4) "Indexing": Technically, Redshift does not support true indexing, but you can get close to the same thing by using "interleaved" sort keys. Traditional compound sort keys won't help, but an interleaved sort key can allow you to quickly access rows from multiple vectors (date and customer_id, for instance) without having to scan the entire table.
Reality Check
After all of these things are optimized, you will often find that you still can't be as fast as a Tableau extract. Simply stated, a "fast" Tableau dashboard needs to return data to it's user in <5 seconds. If you have 7 visuals on your dashboard, and each of the underlying queries takes 800 milliseconds to return (which is super fast for a database query), then you still are just barely reaching your target performance. Now, if just one of those queries take 5 seconds or more, your dashboard is going to feel "slow" no matter what you do.
In Summary
Redshift can be tuned using the approach above, but it may or may not be worth the effort.
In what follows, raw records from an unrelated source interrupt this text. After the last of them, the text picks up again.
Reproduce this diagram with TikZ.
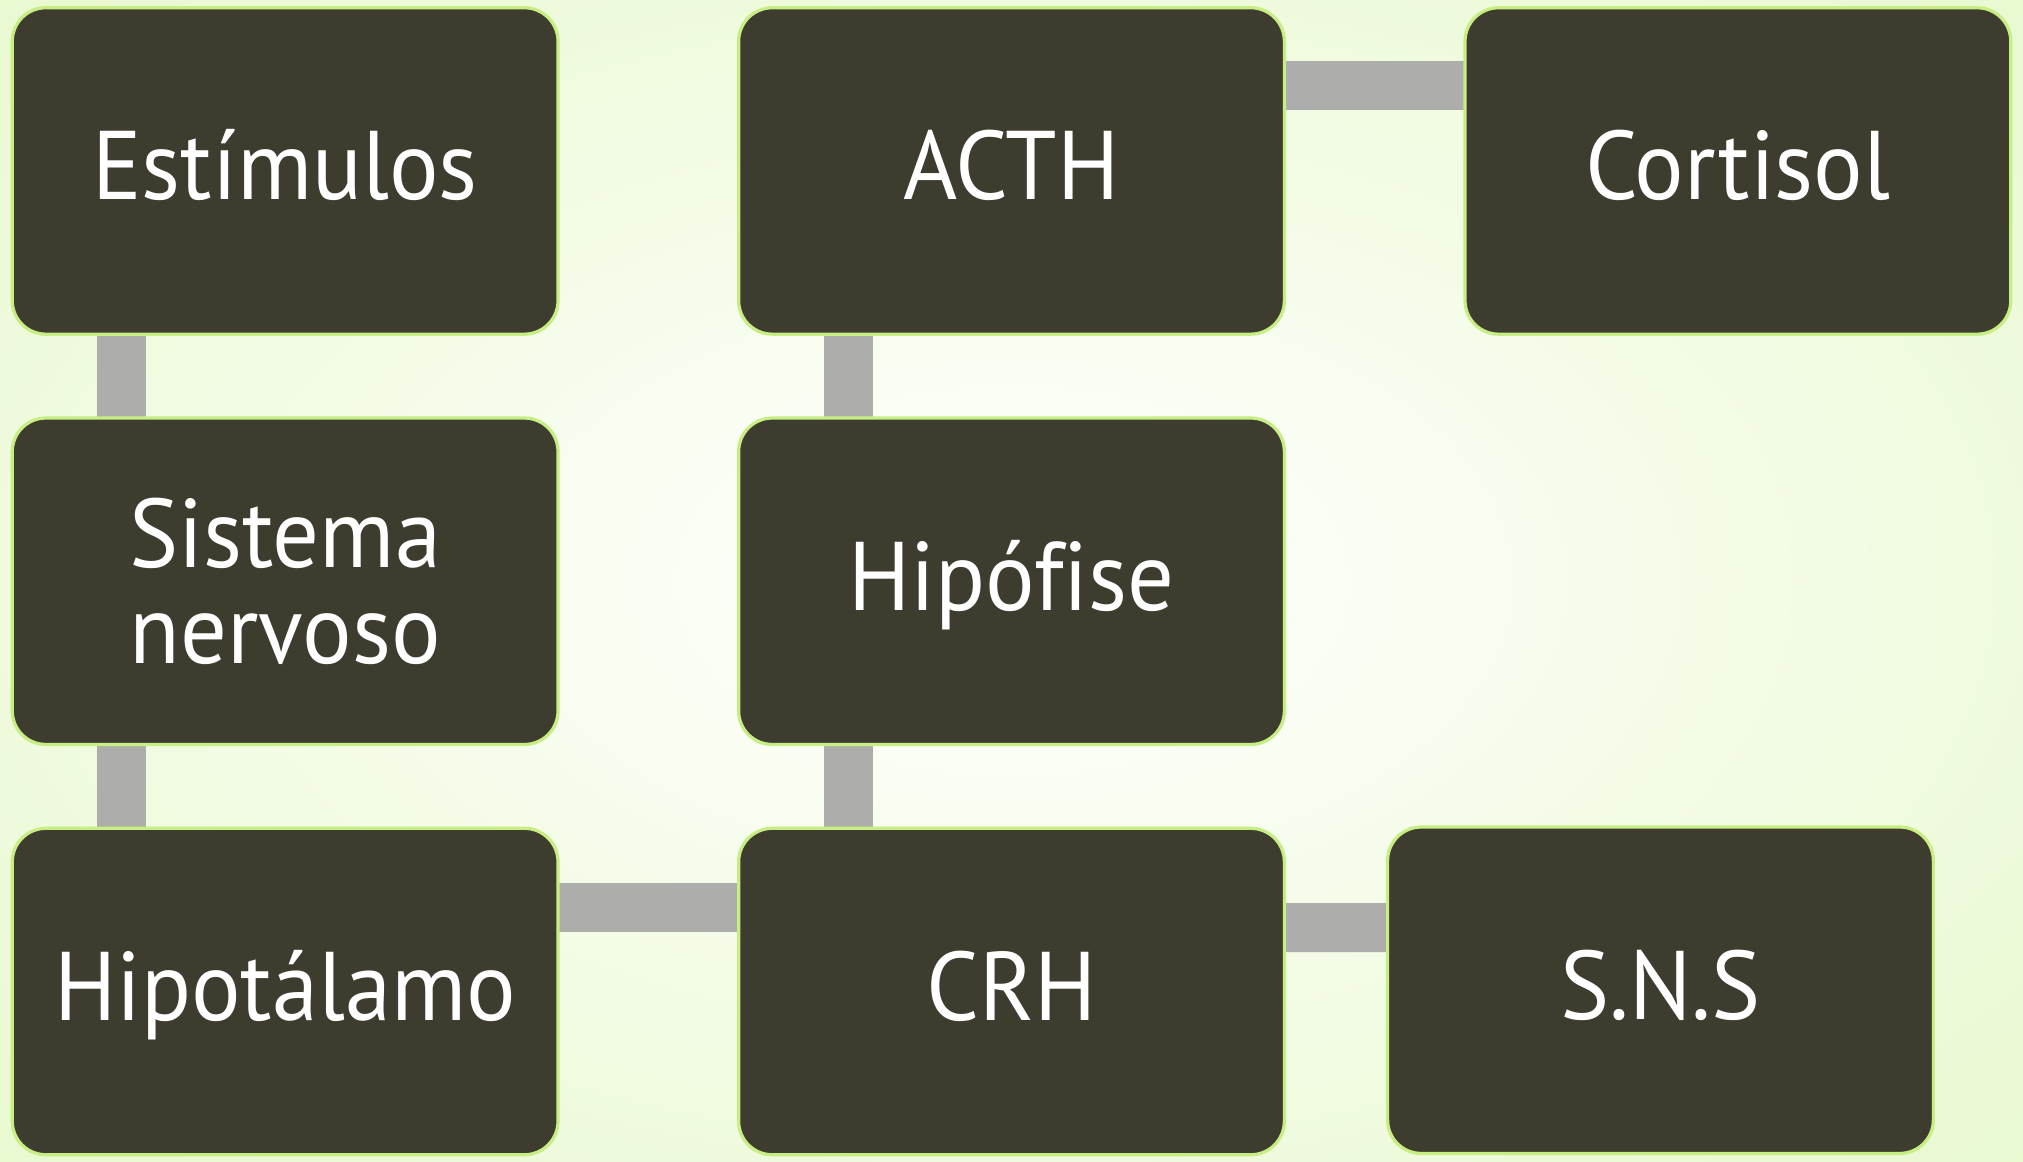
\documentclass[tikz,border=0pt]{standalone}
\usepackage{fontspec}
\setmainfont{PT Sans}[FakeStretch=0.95, Ligatures=NoCommon]
\usetikzlibrary{positioning,backgrounds}

\definecolor{boxfill}{HTML}{3E3C2F}
\definecolor{boxline}{HTML}{C6EE82}
\definecolor{barcol}{HTML}{ADADAB}
\definecolor{bgedge}{HTML}{DCF5B6}

\tikzset{
	box/.style={draw=boxline, line width=0.25mm, fill=boxfill, rounded corners=2.6mm,
		minimum width=42.3mm, minimum height=25.3mm, text=white, align=center,
		font=\fontsize{21.5pt}{21.3pt}\selectfont, outer sep=0pt},
	word/.style={box, text height=6mm, text depth=1.5mm},
	bar/.style={draw=barcol, line width=3.8mm},
}

\begin{document}
\begin{tikzpicture}
		\node[word] at (2.21,-1.325) (est) {Estímulos};
		\node[box, below=6.5mm of est] (sis) {Sistema\\nervoso};
		\node[word, below=6.5mm of sis] (hip) {Hipotálamo};
		\node[word, right=14mm of hip] (crh) {CRH};
		\node[word, above=6.5mm of crh] (hpf) {Hipófise};
		\node[word, above=6.5mm of hpf] (acth) {ACTH};
		\node[word, right=14mm of acth] (cort) {Cortisol};
		\node[word, right=8mm of crh, yshift=0.1mm] (sns) {S.N.S};
		
		\begin{scope}[on background layer]
		\begin{scope}
		\clip (0,0) rectangle (15.68,-9.0);
		\shade[inner color=white, outer color=bgedge] (-9.4,5.4) rectangle (25.08,-14.4);
		\end{scope}
		
		\draw[bar] ([xshift=8.45mm]est.south west) -- ([xshift=8.45mm]sis.north west);
		\draw[bar] ([xshift=8.45mm]sis.south west) -- ([xshift=8.45mm]hip.north west);
		\draw[bar] ([yshift=-6.1mm]hip.north east) -- ([yshift=-6.1mm]crh.north west);
		\draw[bar] ([xshift=8.55mm]crh.north west) -- ([xshift=8.55mm]hpf.south west);
		\draw[bar] ([xshift=8.55mm]hpf.north west) -- ([xshift=8.55mm]acth.south west);
		\draw[bar] ([yshift=-6.0mm]acth.north east) -- ([yshift=-6.0mm]cort.north west);
		\draw[bar] ([yshift=-7.7mm]crh.north east) -- ([yshift=-7.8mm]sns.north west);
		\end{scope}
		\useasboundingbox (0,0) rectangle (15.68,-9.0);
\end{tikzpicture}
\end{document}
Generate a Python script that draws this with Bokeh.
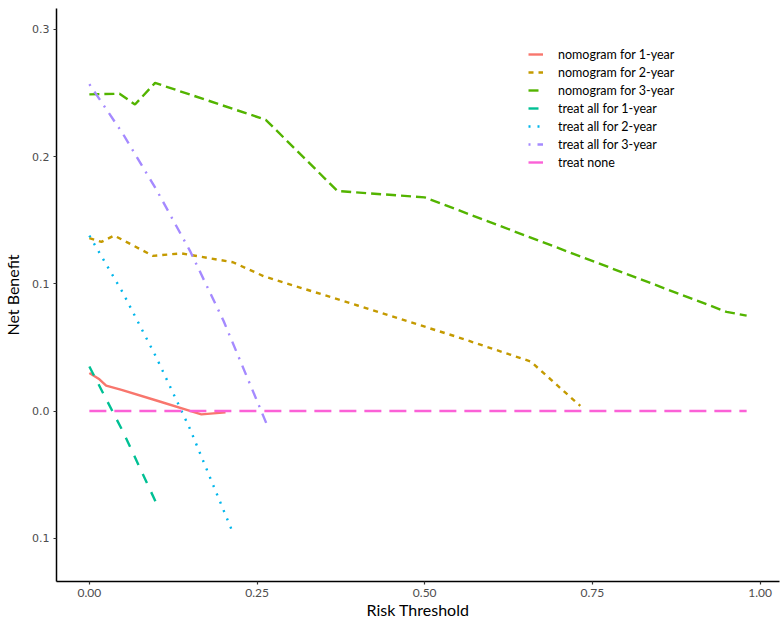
from bokeh.plotting import figure
from bokeh.models import Range1d, FixedTicker, Legend, LegendItem
from bokeh.embed import file_html
from bokeh.resources import INLINE

# ---- data ----
nom1_x = [0.0, 0.015, 0.025, 0.048, 0.10, 0.15, 0.167, 0.203]
nom1_y = [0.030, 0.025, 0.020, 0.0167, 0.0083, 0.0001, -0.0026, -0.001]

nom2_x = [0.0, 0.018, 0.037, 0.095, 0.137, 0.214, 0.26, 0.40, 0.55, 0.658, 0.732]
nom2_y = [0.136, 0.133, 0.138, 0.122, 0.124, 0.117, 0.106, 0.083, 0.058, 0.039, 0.004]

nom3_x = [0.0, 0.045, 0.068, 0.098, 0.263, 0.37, 0.50, 0.95, 0.98]
nom3_y = [0.249, 0.2495, 0.241, 0.258, 0.229, 0.173, 0.168, 0.078, 0.075]

all1_x = [0.0, 0.05, 0.103]
all1_y = [0.035, -0.016, -0.076]

all2_x = [0.0, 0.05, 0.10, 0.15, 0.215]
all2_y = [0.138, 0.093, 0.042, -0.014, -0.097]

all3_x = [0.0, 0.05, 0.10, 0.15, 0.20, 0.265]
all3_y = [0.257, 0.218, 0.174, 0.126, 0.071, -0.011]

none_x = [0.0, 0.98]
none_y = [0.0, 0.0]

labels = ["nomogram for 1-year", "nomogram for 2-year", "nomogram for 3-year",
          "treat all for 1-year", "treat all for 2-year", "treat all for 3-year",
          "treat none"]
colors = ["#F8766D", "#C49A00", "#53B400", "#00C094", "#00B6EB", "#A58AFF", "#FB61D7"]
dashes = ["solid", "5 5", "10 5", "10 10", "2 7", "2 7 10 7", "17 8"]

x_ticks = [0.0, 0.25, 0.5, 0.75, 1.0]
y_ticks = [-0.1, 0.0, 0.1, 0.2, 0.3]
y_tick_labels = ["0.1", "0.0", "0.1", "0.2", "0.3"]

series = [(nom1_x, nom1_y), (nom2_x, nom2_y), (nom3_x, nom3_y),
          (all1_x, all1_y), (all2_x, all2_y), (all3_x, all3_y), (none_x, none_y)]

p = figure(width=780, height=621, output_backend="svg", toolbar_location=None,
           x_range=Range1d(-0.049, 1.029), y_range=Range1d(-0.134, 0.3165),
           min_border_left=55, min_border_right=1, min_border_top=8, min_border_bottom=38)
p.outline_line_color = None
p.xgrid.visible = False
p.ygrid.visible = False
p.background_fill_color = "white"

items = []
for (xs, ys), lab, c, d in zip(series, labels, colors, dashes):
    r = p.line(xs, ys, line_color=c, line_width=2.4, line_dash=d)
    items.append(LegendItem(label=lab, renderers=[r]))

leg = Legend(items=items, location=(472, 410), padding=0, margin=0,
             border_line_color=None, background_fill_alpha=0,
             label_text_font="Lato", label_text_font_size="12.5px", label_text_color="black",
             glyph_width=15, glyph_height=18, label_height=18, label_standoff=15, spacing=0)
p.add_layout(leg)

for ax in (p.xaxis[0], p.yaxis[0]):
    ax.axis_line_color = "black"
    ax.axis_line_width = 1.5
    ax.major_tick_line_color = "#333333"
    ax.major_tick_line_width = 1.2
    ax.major_tick_in = 0
    ax.major_tick_out = 3
    ax.minor_tick_line_color = None
    ax.major_label_text_color = "#4D4D4D"
    ax.axis_label_text_font = "Lato"
    ax.axis_label_text_font_size = "16px"
    ax.axis_label_text_font_style = "normal"
    ax.axis_label_text_color = "black"

p.xaxis.ticker = FixedTicker(ticks=x_ticks)
p.xaxis.major_label_overrides = {t: f"{t:.2f}" for t in x_ticks}
p.xaxis.major_label_text_font = "Lato"
p.xaxis.major_label_text_font_size = "12px"
p.xaxis.axis_label = "Risk Threshold"
p.xaxis.major_label_standoff = 4
p.xaxis.axis_label_standoff = 0

p.yaxis.ticker = FixedTicker(ticks=y_ticks)
p.yaxis.major_label_overrides = {t: l for t, l in zip(y_ticks, y_tick_labels)}
p.yaxis.major_label_text_font = "DejaVu Sans"
p.yaxis.major_label_text_font_size = "11px"
p.yaxis.axis_label = "Net Benefit"
p.yaxis.major_label_standoff = 4
p.yaxis.axis_label_standoff = 7

open("out.html", "w").write(file_html(p, INLINE))
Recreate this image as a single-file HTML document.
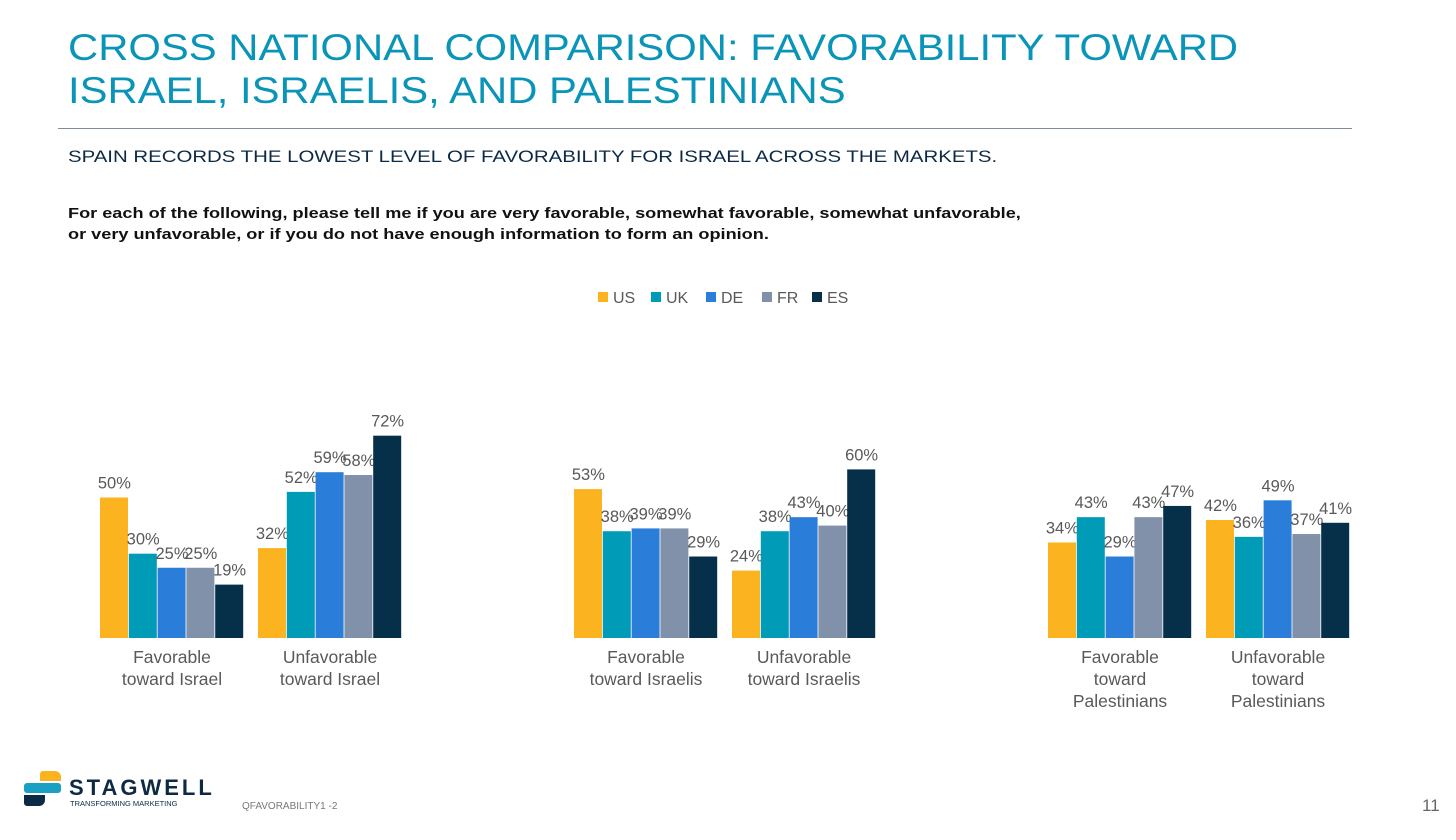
<!DOCTYPE html>
<html><head><meta charset="utf-8"><style>
body{margin:0;background:#fff;font-family:"Liberation Sans",sans-serif;}
#page{position:relative;width:1456px;height:840px;overflow:hidden;}
.t{position:absolute;white-space:nowrap;transform-origin:0 0;}
</style></head><body><div id="page">
<div class="t" style="left:68px;top:26px;font-size:37px;line-height:43px;color:#0A95B8;transform:scaleX(1.13);">CROSS NATIONAL COMPARISON: FAVORABILITY TOWARD<br>ISRAEL, ISRAELIS, AND PALESTINIANS</div>
<div style="position:absolute;left:58px;top:128px;width:1294px;height:1px;background:#7d8c98;"></div>
<div class="t" style="left:68px;top:147px;font-size:17px;color:#0d2a44;transform:scaleX(1.2);">SPAIN RECORDS THE LOWEST LEVEL OF FAVORABILITY FOR ISRAEL ACROSS THE MARKETS.</div>
<div class="t" style="left:68px;top:204px;font-size:14.5px;line-height:21px;font-weight:bold;color:#111;transform:scaleX(1.25);">For each of the following, please tell me if you are very favorable, somewhat favorable, somewhat unfavorable,<br>or very unfavorable, or if you do not have enough information to form an opinion.</div>
<svg id="chart" width="1456" height="840" style="position:absolute;left:0;top:0;"></svg>
<div style="position:absolute;left:24px;top:771px;">
<div style="position:absolute;left:16px;top:0;width:21px;height:10px;background:#FBB41F;border-radius:3px 6px 0 0;"></div>
<div style="position:absolute;left:0;top:12px;width:37px;height:10px;background:#1AA0C2;border-radius:3px;"></div>
<div style="position:absolute;left:0;top:24px;width:21px;height:11px;background:#0d2a44;border-radius:0 0 6px 3px;"></div>
<div class="t" style="left:45px;top:4px;font-size:22px;font-weight:bold;letter-spacing:3px;color:#0d2a44;">STAGWELL</div>
<div class="t" style="left:46px;top:28px;font-size:7.5px;color:#0d2a44;">TRANSFORMING MARKETING</div>
</div>
<div class="t" style="left:242px;top:801px;font-size:10px;color:#777;">QFAVORABILITY1 -2</div>
<div class="t" style="left:1422px;top:796px;font-size:17px;color:#666;">11</div>
</div>
<script>
const series=["US","UK","DE","FR","ES"];
const categories=[["Favorable","toward Israel"],["Unfavorable","toward Israel"],["Favorable","toward Israelis"],["Unfavorable","toward Israelis"],["Favorable","toward","Palestinians"],["Unfavorable","toward","Palestinians"]];
const usVals=[50,32,53,24,34,42];
const ukVals=[30,52,38,38,43,36];
const deVals=[25,59,39,43,29,49];
const frVals=[25,58,39,40,43,37];
const esVals=[19,72,29,60,47,41];
const vals=[usVals,ukVals,deVals,frVals,esVals];
const colors=["#FBB41F","#009BB7","#2A7DD8","#8191A9","#06304A"];
const groupX=[100,258,574,732,1048,1206];
const base=638,pps=2.81,bw=28.8;
const y=v=>base-v*pps;
const svg=document.getElementById('chart');const NS="http://www.w3.org/2000/svg";
function mk(t,a){const e=document.createElementNS(NS,t);for(const k in a)e.setAttribute(k,a[k]);svg.appendChild(e);return e;}
categories.forEach((c,i)=>{
  series.forEach((s,j)=>{
    const v=vals[j][i];const x=groupX[i]+j*bw;
    const r=mk('rect',{x:x,y:y(v),width:bw-0.8,height:v*pps,fill:colors[j]});
    
    
    const t=mk('text',{x:x+bw/2,y:y(v)-9,'text-anchor':'middle','font-size':16.5,fill:'#595959','font-family':'Liberation Sans, sans-serif'});
    t.textContent=v+'%';
    
    
  });
  c.forEach((ln,k)=>{
    const t=mk('text',{x:groupX[i]+bw*2.5,y:663+k*22,'text-anchor':'middle','font-size':17.5,fill:'#595959','font-family':'Liberation Sans, sans-serif'});
    t.textContent=ln;
    
    
  });
});
series.forEach((s,j)=>{
  const lx=[598,651,706,762,812][j];
  const r=mk('rect',{x:lx,y:292,width:10,height:10,fill:colors[j]});
  
  
  const t=mk('text',{x:lx+15,y:303,'font-size':16,fill:'#595959','font-family':'Liberation Sans, sans-serif'});
  t.textContent=s;
  
  
});
</script>
</body></html>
The best applications for using a live Redshift query instead of Tableau Extracts are in cases where the data is physically too large to create an extract of, and when you require data at a level of granularity that makes pre-aggregation infeasible. One good strategy is to create your main dashboard using an extract so that exploration/discovery is as fast as possible, and then use direct (live) Redshift queries for your drill-through reports (for instance, when you want to see exactly which customers roll up into your totals).
Few pointers as below
1) Use vacuum & Analyze once your ETL completes
2) Have you created the Table with proper Dist key and Sort Key
3) Aggregation if it's ok from the point of Data Granularity, requirement etc
1.Remove cursor, tableau access data from redshift leader node using cursor. Cursor works iteratively. Thus, impacting the performance.
2. Perform manual analyze on the table, after running heavy load operations. https://docs.aws.amazon.com/redshift/latest/dg/r_ANALYZE.html
3.Check the dist key distribution to avoid data skewness and improve performance.